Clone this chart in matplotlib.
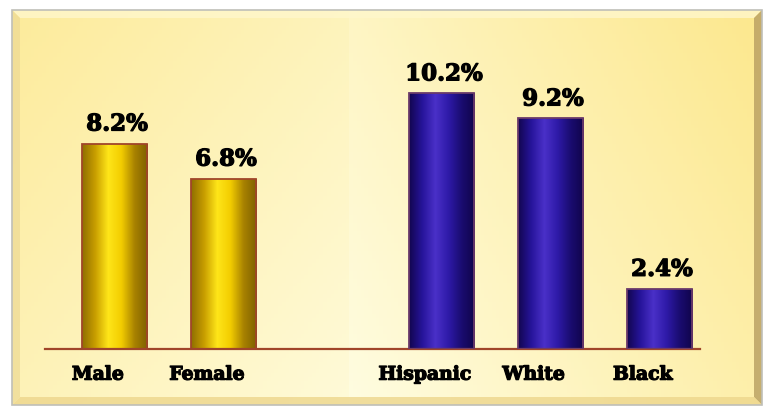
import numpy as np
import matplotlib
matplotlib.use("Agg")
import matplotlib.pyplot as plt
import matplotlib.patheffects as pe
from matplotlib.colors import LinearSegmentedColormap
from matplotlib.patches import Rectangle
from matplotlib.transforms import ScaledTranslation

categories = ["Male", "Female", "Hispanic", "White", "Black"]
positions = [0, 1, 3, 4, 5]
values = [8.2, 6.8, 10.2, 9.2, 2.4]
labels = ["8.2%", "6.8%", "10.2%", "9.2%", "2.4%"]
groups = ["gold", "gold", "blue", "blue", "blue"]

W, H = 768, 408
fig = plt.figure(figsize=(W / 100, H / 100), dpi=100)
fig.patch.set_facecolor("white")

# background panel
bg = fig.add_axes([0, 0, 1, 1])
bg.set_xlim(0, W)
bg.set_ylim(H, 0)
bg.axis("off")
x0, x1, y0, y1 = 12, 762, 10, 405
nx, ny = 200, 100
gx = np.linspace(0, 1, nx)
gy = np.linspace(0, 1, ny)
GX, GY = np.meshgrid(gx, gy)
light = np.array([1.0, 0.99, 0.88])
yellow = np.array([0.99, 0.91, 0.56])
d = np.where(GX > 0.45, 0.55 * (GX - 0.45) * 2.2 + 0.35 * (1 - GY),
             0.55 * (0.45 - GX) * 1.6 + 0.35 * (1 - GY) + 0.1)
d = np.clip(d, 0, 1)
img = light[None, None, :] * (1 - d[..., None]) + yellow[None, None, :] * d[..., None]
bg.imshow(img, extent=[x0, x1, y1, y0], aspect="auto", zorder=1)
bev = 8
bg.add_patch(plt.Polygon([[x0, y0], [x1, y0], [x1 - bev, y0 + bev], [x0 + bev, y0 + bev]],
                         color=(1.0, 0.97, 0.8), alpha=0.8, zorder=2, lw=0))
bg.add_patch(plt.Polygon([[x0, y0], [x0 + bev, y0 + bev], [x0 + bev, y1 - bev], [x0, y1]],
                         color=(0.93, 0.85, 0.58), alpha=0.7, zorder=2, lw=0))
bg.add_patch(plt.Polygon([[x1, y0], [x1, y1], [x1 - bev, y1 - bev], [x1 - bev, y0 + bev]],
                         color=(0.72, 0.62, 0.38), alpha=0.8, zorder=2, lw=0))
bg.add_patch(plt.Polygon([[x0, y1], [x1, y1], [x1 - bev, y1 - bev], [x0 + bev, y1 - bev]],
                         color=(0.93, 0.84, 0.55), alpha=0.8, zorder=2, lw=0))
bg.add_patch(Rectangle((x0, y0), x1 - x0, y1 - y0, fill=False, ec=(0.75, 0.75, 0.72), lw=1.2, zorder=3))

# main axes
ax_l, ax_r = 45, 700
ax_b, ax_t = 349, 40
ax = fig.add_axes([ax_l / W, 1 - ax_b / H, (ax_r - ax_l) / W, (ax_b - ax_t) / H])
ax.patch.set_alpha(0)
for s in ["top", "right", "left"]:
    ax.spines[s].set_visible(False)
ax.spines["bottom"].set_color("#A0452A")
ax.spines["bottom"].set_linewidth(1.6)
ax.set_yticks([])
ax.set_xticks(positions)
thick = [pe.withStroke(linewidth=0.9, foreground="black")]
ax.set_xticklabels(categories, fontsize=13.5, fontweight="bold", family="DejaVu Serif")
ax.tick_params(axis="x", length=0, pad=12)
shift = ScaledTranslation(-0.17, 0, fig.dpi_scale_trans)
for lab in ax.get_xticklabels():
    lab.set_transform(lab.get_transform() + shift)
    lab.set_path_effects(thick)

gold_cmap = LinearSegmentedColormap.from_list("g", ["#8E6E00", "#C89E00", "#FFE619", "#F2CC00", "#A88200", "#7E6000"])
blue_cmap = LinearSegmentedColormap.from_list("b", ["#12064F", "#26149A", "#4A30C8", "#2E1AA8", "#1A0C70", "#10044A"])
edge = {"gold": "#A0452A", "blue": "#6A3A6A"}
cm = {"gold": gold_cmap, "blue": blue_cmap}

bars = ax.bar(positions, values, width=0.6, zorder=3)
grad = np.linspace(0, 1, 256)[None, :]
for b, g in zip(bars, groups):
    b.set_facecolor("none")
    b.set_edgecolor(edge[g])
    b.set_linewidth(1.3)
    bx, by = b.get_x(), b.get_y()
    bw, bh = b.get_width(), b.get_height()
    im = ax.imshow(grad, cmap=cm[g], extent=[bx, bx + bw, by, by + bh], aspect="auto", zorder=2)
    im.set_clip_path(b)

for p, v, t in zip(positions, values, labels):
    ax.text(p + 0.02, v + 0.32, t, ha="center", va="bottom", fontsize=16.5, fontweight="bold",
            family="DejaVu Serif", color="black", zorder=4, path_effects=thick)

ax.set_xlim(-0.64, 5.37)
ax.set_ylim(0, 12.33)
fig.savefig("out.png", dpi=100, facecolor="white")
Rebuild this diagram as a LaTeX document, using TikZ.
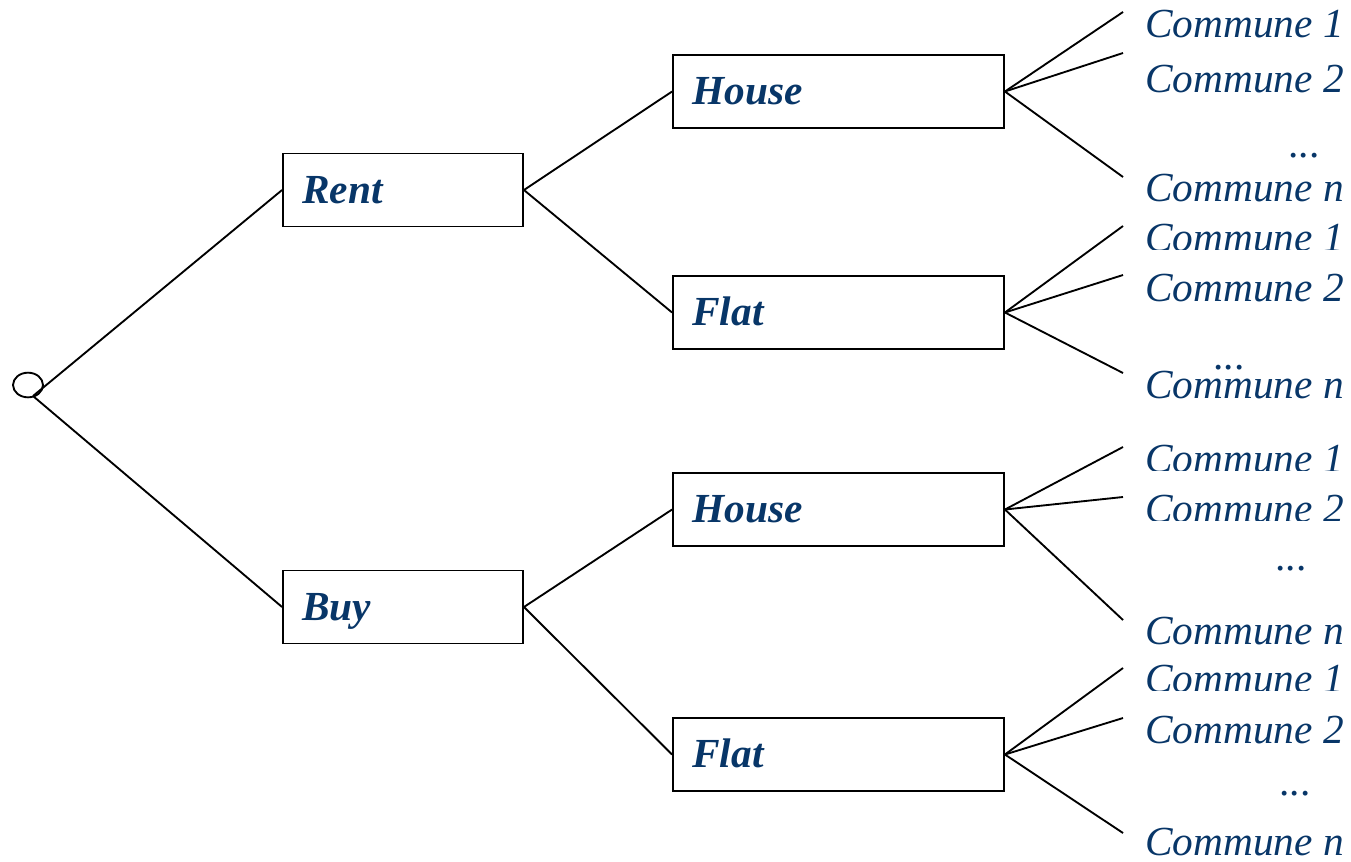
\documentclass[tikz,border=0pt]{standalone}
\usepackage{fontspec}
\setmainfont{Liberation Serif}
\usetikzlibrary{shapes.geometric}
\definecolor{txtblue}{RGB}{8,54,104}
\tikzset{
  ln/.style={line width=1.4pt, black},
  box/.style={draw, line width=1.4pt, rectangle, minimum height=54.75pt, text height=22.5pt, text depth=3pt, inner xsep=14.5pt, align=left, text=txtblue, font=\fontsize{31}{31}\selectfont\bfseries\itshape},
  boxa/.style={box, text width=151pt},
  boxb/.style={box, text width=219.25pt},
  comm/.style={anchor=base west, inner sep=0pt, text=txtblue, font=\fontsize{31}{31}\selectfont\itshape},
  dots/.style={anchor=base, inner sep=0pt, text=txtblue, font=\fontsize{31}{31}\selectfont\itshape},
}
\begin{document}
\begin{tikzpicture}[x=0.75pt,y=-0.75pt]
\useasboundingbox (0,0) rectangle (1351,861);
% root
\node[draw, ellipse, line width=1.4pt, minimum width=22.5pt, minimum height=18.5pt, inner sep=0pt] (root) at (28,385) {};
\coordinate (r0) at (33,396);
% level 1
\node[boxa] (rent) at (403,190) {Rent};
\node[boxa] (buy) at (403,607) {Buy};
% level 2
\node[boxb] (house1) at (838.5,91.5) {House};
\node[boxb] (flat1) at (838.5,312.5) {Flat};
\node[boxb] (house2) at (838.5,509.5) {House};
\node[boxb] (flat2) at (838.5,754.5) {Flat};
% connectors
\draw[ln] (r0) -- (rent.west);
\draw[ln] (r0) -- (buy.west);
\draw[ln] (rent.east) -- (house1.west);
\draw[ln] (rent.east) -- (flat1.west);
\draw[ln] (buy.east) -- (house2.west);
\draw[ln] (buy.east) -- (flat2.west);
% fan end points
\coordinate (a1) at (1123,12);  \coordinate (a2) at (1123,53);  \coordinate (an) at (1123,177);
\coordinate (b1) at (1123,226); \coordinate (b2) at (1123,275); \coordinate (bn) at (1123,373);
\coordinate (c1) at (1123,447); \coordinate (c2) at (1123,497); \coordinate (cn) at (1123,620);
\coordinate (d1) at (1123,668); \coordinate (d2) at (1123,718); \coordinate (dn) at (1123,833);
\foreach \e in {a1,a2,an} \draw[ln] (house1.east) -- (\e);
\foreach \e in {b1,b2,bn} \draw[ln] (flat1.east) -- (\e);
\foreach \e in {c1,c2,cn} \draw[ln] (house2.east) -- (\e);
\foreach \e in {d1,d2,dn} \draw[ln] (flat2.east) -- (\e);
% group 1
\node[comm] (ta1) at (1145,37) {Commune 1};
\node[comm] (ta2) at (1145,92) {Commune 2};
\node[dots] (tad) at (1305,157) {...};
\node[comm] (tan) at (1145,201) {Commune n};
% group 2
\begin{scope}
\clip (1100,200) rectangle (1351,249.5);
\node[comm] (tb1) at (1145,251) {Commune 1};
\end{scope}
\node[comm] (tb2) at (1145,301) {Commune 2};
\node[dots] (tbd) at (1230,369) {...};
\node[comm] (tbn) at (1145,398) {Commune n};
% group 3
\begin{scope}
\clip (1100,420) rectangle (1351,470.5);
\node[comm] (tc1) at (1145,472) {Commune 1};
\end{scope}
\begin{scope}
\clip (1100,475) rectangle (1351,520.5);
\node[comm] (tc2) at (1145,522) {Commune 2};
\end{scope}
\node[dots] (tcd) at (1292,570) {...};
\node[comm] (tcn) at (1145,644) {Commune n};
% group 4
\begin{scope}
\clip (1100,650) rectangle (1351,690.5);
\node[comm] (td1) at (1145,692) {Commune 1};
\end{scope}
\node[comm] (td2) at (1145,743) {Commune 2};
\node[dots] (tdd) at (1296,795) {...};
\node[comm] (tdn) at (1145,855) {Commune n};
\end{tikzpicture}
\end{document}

☆ ☆ ☆ ☆

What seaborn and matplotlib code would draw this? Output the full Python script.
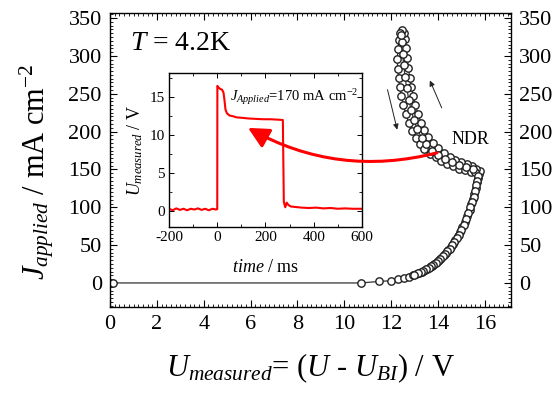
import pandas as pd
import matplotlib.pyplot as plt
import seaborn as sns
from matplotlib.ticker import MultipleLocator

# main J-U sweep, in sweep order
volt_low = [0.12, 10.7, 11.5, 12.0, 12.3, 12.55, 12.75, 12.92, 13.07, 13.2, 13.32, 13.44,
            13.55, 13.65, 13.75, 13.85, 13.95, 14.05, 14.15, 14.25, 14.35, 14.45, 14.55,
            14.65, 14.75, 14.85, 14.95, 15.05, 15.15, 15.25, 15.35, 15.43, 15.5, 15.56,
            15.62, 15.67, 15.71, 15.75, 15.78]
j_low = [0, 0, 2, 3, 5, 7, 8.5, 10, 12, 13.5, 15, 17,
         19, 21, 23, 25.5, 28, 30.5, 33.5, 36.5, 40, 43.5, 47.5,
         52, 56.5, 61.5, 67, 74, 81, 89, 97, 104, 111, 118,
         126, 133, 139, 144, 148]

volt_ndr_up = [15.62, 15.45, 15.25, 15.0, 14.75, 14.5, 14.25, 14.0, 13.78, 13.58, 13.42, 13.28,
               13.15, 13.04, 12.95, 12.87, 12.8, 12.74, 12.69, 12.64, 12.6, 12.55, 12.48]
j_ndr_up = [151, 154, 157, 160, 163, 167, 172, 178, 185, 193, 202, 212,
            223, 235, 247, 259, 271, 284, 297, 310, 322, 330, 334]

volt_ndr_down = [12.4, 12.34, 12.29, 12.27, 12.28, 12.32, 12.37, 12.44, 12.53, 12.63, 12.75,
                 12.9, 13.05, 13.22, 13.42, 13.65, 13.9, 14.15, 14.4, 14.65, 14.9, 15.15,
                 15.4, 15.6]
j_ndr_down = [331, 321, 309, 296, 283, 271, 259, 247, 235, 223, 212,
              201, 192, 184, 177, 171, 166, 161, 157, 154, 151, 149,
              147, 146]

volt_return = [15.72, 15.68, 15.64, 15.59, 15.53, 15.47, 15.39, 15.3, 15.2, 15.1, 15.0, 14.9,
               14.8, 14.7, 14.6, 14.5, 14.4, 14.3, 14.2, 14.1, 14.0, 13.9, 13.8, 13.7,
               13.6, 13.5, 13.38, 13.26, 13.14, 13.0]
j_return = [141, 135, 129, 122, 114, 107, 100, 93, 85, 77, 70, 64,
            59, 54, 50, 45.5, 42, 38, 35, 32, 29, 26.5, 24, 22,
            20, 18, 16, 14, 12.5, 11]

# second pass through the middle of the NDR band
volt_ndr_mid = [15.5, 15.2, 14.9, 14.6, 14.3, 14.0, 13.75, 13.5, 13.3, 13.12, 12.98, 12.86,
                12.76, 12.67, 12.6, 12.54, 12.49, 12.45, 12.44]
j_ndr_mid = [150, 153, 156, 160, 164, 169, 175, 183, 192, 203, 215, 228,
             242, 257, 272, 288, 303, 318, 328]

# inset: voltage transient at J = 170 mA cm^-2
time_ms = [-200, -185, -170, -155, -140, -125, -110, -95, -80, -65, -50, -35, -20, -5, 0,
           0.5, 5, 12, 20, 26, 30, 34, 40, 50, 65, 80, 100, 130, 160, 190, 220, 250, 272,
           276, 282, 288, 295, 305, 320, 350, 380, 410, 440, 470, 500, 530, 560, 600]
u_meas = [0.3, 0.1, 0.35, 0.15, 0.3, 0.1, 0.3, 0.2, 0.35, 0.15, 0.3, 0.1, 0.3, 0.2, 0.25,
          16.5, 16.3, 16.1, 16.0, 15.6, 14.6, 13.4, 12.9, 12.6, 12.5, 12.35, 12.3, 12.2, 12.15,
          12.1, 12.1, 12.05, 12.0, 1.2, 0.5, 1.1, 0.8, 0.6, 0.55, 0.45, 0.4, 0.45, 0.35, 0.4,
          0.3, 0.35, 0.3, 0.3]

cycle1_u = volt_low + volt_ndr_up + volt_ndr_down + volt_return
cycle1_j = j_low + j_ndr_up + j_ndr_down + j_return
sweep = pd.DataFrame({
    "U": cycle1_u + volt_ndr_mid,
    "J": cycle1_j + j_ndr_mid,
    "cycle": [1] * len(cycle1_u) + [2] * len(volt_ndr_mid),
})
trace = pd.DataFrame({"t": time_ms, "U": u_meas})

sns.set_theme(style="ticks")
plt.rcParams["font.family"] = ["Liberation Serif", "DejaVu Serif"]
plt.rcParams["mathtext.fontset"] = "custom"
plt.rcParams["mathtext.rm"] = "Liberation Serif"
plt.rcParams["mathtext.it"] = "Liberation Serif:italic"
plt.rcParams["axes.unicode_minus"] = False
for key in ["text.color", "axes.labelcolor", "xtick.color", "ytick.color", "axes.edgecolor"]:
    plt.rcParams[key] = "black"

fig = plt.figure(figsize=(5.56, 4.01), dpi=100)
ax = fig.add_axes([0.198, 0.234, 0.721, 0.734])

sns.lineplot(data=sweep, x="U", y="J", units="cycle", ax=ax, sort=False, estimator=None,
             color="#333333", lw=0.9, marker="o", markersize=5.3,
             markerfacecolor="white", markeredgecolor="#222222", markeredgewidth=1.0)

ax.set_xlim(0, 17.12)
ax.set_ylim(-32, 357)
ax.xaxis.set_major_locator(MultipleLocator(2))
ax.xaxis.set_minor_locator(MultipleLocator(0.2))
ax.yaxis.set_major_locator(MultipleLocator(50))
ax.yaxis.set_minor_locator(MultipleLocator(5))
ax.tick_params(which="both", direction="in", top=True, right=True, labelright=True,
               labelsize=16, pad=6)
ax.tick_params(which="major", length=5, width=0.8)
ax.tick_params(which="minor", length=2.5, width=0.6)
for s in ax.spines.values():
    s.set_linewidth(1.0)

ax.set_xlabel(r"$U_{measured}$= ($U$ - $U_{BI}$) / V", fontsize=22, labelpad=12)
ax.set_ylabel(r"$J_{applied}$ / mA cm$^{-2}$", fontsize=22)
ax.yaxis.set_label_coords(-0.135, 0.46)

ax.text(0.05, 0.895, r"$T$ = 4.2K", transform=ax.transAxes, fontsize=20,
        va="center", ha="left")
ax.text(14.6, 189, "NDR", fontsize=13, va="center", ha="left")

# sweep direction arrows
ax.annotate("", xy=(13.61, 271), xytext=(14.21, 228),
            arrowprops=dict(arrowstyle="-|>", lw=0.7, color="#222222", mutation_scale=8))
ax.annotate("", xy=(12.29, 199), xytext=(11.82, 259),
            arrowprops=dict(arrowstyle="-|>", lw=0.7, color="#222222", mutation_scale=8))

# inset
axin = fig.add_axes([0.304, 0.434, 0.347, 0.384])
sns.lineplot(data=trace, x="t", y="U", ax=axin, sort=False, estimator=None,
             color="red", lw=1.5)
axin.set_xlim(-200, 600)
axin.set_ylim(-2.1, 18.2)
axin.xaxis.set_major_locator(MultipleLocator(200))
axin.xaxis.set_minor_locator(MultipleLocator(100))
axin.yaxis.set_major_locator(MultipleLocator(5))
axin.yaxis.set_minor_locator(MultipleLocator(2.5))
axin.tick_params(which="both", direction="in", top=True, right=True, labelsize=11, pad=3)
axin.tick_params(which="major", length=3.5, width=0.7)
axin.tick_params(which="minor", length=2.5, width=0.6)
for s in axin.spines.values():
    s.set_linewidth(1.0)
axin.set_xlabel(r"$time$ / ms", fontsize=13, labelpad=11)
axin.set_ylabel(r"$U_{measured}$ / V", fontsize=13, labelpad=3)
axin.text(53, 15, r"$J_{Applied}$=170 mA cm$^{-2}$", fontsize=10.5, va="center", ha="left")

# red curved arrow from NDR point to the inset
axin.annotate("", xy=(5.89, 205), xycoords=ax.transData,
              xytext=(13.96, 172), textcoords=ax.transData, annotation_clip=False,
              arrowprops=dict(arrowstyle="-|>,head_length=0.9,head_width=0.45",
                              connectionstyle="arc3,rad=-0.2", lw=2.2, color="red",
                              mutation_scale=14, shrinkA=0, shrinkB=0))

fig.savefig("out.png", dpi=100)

☆ ☆ ☆ ☆

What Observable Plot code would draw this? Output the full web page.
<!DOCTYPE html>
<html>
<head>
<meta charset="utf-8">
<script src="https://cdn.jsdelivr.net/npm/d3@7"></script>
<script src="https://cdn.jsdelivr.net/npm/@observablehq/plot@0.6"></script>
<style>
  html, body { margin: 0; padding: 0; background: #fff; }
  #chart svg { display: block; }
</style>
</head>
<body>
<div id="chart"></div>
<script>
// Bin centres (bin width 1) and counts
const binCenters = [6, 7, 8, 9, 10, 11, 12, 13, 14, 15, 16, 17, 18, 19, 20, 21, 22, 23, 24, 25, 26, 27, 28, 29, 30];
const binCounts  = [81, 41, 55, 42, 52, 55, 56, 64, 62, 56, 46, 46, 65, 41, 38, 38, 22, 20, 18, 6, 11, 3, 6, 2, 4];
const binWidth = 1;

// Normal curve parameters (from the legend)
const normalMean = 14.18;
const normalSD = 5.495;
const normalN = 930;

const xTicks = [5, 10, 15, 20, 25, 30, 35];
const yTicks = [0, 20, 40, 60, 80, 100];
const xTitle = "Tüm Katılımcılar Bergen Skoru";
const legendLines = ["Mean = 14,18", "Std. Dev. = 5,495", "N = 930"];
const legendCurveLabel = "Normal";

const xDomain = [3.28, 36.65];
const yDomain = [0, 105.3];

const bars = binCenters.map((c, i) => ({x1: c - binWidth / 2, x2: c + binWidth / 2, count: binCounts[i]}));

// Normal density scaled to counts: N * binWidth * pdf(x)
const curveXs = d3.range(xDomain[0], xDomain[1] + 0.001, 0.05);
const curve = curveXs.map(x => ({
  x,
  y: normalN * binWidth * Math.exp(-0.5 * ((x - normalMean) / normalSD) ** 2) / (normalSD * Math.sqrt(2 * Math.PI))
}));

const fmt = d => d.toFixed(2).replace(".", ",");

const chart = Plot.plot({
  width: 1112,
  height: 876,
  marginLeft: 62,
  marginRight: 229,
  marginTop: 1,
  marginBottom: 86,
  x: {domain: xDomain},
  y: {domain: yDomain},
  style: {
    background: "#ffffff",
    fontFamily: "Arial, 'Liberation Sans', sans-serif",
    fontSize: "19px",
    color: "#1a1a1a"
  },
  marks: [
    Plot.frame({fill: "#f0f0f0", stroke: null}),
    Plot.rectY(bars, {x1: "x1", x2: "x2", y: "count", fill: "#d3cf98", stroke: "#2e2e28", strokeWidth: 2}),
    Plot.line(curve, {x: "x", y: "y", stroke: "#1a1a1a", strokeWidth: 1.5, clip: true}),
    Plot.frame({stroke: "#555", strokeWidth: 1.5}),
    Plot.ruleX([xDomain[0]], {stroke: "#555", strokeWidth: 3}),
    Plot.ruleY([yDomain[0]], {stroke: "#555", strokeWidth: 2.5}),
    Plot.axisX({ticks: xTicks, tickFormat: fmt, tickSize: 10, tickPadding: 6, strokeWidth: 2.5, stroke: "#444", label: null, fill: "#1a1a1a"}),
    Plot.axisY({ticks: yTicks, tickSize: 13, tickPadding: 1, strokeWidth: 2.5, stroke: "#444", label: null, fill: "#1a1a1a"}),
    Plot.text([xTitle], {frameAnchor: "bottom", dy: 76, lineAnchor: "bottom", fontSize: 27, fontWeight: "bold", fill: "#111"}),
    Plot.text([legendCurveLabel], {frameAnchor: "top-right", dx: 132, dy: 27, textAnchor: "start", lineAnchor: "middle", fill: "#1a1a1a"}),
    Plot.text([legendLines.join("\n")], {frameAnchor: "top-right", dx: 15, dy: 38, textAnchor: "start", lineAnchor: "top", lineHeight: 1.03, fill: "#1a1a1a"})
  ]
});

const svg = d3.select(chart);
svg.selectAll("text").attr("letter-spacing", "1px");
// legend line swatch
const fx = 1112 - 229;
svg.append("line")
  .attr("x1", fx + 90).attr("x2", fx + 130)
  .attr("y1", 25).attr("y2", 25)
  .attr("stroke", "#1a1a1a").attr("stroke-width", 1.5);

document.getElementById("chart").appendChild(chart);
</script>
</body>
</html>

☆ ☆ ☆ ☆

Say, as a number only, how many lines of the data contain "script".

5